• **Requirements**: The first line to copy is the one with "Rebuild this chart"; the last is the one with "spiky_last = [12, 14, 15, 15, 16, 15, 15, 14, 12]". Copy each line in that range exactly, leaving out all others.

(Source data)
## start

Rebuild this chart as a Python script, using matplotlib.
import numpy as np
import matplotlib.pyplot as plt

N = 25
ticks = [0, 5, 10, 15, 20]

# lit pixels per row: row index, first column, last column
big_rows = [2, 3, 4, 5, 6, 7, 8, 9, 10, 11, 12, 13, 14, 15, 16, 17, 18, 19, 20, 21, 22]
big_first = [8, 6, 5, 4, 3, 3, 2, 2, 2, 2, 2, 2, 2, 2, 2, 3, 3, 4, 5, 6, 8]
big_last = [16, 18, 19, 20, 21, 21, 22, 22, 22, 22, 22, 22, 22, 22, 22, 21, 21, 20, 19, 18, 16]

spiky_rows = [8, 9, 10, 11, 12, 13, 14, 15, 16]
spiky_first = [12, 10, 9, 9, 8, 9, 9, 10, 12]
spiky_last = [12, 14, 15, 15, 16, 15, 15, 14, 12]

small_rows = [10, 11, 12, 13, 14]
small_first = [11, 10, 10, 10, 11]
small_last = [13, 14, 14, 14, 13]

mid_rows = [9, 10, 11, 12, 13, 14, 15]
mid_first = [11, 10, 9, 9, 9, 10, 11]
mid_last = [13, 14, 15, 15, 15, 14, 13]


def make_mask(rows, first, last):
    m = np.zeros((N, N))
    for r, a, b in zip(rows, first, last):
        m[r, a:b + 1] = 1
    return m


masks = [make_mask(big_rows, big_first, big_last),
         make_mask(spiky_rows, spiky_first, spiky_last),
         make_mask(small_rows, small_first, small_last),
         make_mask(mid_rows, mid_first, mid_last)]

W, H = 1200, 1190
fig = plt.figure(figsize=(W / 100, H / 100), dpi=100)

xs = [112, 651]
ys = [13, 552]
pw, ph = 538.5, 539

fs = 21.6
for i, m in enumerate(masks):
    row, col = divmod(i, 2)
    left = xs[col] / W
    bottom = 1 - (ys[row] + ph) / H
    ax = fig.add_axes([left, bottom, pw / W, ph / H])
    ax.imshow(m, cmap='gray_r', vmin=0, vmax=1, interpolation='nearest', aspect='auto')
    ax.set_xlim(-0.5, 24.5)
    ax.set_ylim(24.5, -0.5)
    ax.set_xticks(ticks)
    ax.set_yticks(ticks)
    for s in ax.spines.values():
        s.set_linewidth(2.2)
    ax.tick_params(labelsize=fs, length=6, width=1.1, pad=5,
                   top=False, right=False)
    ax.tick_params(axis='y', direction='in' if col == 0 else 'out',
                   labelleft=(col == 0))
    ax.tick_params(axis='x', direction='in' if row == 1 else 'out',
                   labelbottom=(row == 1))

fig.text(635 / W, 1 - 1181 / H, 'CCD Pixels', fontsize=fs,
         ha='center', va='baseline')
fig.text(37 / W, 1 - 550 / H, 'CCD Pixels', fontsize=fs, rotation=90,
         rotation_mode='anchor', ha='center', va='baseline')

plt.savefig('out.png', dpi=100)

## end
## start

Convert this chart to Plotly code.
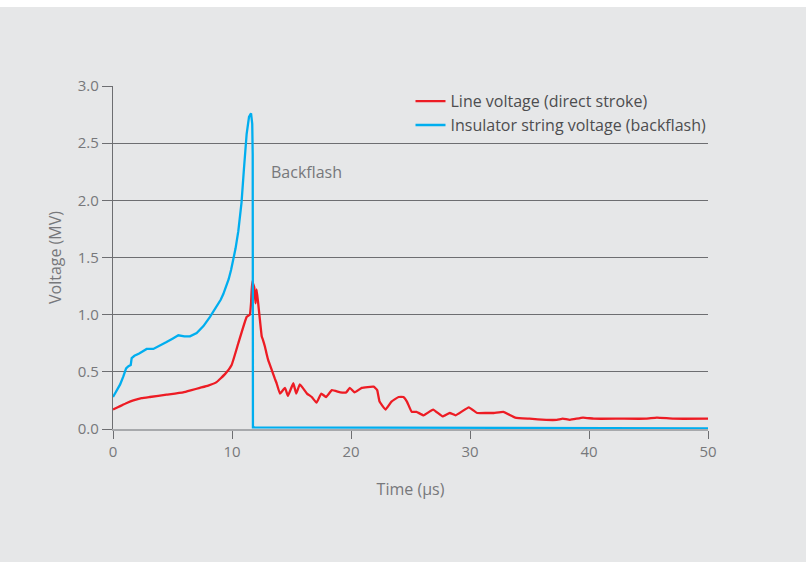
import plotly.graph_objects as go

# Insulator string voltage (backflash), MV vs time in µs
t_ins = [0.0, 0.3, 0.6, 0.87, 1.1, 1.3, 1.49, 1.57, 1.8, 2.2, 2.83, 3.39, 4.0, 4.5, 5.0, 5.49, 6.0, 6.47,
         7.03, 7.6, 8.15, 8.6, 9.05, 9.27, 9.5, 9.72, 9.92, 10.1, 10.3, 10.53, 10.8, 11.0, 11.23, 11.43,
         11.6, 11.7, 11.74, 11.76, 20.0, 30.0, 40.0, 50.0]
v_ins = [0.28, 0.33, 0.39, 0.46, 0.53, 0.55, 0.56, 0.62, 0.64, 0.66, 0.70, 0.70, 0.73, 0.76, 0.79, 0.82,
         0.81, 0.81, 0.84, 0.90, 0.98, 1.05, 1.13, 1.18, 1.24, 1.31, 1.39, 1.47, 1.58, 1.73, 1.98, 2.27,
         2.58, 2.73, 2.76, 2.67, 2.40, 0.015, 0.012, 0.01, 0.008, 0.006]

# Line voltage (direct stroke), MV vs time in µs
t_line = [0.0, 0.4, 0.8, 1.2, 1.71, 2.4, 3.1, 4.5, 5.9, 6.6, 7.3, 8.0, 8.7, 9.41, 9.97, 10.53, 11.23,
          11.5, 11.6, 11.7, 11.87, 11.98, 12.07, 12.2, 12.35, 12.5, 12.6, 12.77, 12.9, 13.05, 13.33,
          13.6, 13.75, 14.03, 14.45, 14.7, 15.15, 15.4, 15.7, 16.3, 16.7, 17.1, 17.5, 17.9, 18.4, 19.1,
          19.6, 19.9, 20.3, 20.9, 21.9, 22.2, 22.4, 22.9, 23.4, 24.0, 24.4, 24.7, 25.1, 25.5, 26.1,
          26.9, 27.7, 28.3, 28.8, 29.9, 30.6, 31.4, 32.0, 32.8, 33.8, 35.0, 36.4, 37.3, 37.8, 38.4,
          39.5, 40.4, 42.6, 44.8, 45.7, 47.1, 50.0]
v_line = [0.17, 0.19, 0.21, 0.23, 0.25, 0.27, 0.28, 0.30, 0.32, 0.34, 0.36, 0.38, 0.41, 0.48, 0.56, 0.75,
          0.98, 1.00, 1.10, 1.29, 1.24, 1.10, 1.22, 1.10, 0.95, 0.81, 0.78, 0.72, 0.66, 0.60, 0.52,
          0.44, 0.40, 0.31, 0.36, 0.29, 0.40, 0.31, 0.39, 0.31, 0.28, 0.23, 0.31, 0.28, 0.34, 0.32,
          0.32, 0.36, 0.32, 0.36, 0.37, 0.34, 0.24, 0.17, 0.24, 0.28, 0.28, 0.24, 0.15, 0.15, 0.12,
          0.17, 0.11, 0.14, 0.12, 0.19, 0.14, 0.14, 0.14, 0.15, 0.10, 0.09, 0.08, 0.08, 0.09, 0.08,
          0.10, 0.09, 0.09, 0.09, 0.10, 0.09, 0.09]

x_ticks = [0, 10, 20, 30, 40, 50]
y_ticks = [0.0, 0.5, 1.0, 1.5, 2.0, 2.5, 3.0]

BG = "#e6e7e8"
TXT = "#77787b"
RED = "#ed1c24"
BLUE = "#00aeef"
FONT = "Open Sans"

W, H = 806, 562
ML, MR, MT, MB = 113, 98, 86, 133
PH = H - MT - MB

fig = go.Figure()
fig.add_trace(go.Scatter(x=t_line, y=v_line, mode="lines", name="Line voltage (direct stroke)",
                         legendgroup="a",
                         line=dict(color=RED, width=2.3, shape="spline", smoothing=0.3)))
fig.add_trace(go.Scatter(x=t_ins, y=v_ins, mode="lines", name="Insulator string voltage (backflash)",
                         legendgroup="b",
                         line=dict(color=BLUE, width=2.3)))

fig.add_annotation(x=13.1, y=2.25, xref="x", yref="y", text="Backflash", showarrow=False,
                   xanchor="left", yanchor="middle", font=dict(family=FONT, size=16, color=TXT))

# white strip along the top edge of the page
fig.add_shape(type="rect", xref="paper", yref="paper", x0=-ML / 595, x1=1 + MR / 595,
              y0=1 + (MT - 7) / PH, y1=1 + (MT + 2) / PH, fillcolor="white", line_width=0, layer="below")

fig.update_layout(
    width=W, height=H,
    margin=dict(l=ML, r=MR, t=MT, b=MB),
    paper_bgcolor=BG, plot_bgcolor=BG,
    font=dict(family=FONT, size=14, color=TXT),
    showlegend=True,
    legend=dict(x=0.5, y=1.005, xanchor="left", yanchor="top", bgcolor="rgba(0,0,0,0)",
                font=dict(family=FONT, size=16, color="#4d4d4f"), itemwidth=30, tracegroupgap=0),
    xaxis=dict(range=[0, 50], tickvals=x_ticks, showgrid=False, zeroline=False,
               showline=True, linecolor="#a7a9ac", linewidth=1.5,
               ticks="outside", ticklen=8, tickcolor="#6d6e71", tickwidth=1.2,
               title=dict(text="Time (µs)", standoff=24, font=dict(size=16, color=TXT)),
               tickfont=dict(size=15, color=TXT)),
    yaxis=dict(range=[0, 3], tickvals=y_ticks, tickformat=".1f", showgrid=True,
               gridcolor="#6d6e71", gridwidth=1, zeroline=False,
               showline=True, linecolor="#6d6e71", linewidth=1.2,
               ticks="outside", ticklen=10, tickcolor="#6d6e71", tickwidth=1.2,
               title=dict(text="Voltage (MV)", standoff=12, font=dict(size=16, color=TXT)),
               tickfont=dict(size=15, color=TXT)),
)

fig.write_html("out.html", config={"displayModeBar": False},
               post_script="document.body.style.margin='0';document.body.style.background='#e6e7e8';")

## end

• **Answer for this exercise**:
Rebuild this chart as a Python script, using matplotlib.
import numpy as np
import matplotlib.pyplot as plt

N = 25
ticks = [0, 5, 10, 15, 20]

# lit pixels per row: row index, first column, last column
big_rows = [2, 3, 4, 5, 6, 7, 8, 9, 10, 11, 12, 13, 14, 15, 16, 17, 18, 19, 20, 21, 22]
big_first = [8, 6, 5, 4, 3, 3, 2, 2, 2, 2, 2, 2, 2, 2, 2, 3, 3, 4, 5, 6, 8]
big_last = [16, 18, 19, 20, 21, 21, 22, 22, 22, 22, 22, 22, 22, 22, 22, 21, 21, 20, 19, 18, 16]

spiky_rows = [8, 9, 10, 11, 12, 13, 14, 15, 16]
spiky_first = [12, 10, 9, 9, 8, 9, 9, 10, 12]
spiky_last = [12, 14, 15, 15, 16, 15, 15, 14, 12]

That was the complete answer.